Reporters who covered Operation Protective Edge in Gaza dismiss Israeli accusations of giving Hamas an easy ride.
The prime minister’s voice betrayed no rancor but his words masked a deep frustration in his office over what one adviser called “a conspiracy of silence” by the foreign correspondents reporting from Gaza for the past month. “They have remained silent over how no one digs too deep into the Hamas side or into how they use civilians as human shields,” the adviser said. “That’s how they get an opportunity to cover Gaza, and it creates an imbalanced picture, which is bad for Israel. We should be trying to expose that.”

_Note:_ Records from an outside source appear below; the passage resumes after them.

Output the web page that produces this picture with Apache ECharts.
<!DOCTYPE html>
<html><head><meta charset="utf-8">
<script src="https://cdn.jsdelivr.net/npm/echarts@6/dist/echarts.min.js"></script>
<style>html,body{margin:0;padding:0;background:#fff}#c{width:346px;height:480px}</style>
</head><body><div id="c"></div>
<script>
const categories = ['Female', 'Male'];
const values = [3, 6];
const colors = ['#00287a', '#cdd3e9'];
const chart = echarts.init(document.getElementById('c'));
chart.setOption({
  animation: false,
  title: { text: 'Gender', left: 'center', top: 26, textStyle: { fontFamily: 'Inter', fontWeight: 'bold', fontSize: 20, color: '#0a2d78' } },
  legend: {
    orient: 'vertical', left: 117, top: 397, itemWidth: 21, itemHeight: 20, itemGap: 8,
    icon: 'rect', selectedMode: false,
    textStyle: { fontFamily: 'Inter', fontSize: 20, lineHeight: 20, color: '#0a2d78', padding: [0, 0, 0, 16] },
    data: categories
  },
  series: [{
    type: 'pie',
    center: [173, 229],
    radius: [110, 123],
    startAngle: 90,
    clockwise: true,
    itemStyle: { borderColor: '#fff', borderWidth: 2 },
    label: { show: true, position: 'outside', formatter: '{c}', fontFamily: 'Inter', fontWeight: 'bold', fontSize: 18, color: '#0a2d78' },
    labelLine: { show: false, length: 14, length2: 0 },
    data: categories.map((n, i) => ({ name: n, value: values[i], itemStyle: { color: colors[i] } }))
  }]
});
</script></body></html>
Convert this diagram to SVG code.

Netanyahu’s expectations have yet to be fulfilled. Of the 710 foreign journalists who crossed into Gaza during Operation Protective Edge, only a handful have claimed they were intimidated by Hamas or produced hitherto unpublished footage of rockets being fired from civilian areas, such as the pictures filmed by Indian channel NDTV, which were shown at the Netanyahu briefing. Maybe such footage will still emerge — all the foreign correspondents interviewed for this piece insisted that it doesn’t exist, and not because they wouldn’t have liked to obtain such pictures.
“It’s a phony controversy,” said one reporter who spent three weeks in Gaza and, like most who were interviewed, asked to remain anonymous. “This is a post-facto attempt to claim the media’s biased and Netanyahu [is] therefore infallibly right."